Senate’s Decision Against 4-Week Stopgap Bill Leads to Govt Shutdown

1 min read

A federal government shutdown went into effect Saturday after the Senate voted 50-49 to reject another continuing resolution that would fund agencies through Feb. 16, Politico reported Saturday.

The Senate’s decision resulted in the first official shutdown since 2013 and came a day after the House voted to approve the four-week stopgap measure.

Senate Minority Leader Chuck Schumer (D-New York) met with President Donald Trump at the White House Friday to strike an agreement.

Schumer said he and Trump tackled all issues on which both chambers disagree but “even though President Trump seemed to like an outline of the deal in the room, he did not press his party in Congress to accept it.”

Senate Majority Leader Mitch McConnell (R-Kentucky) said he will introduce another CR that would keep agencies open through Feb. 8.

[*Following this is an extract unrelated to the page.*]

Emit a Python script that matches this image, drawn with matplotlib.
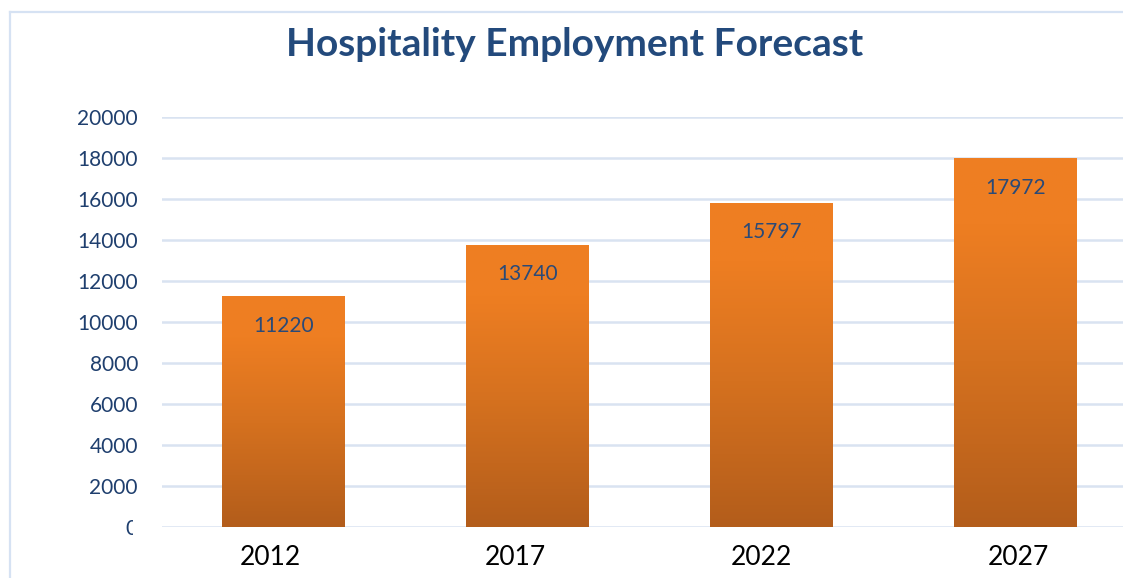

The Hill also reported that a bipartisan group of approximately 20 senators has begun work on a new measure that seeks to reopen the federal government.

Sen. Johnny Isakson (R-Georgia) said the group had not arrived at an agreement, but a “consensus of understanding.”

Lawmakers say their discussions revolved around how to secure 60 votes to pass the three-week stopgap bill that would include a commitment to bring an immigration measure to the Senate floor, the report added.

Under a government shutdown, military functions and other critical government activities will continue and employees who fall in the “nonessential” category will not report for work.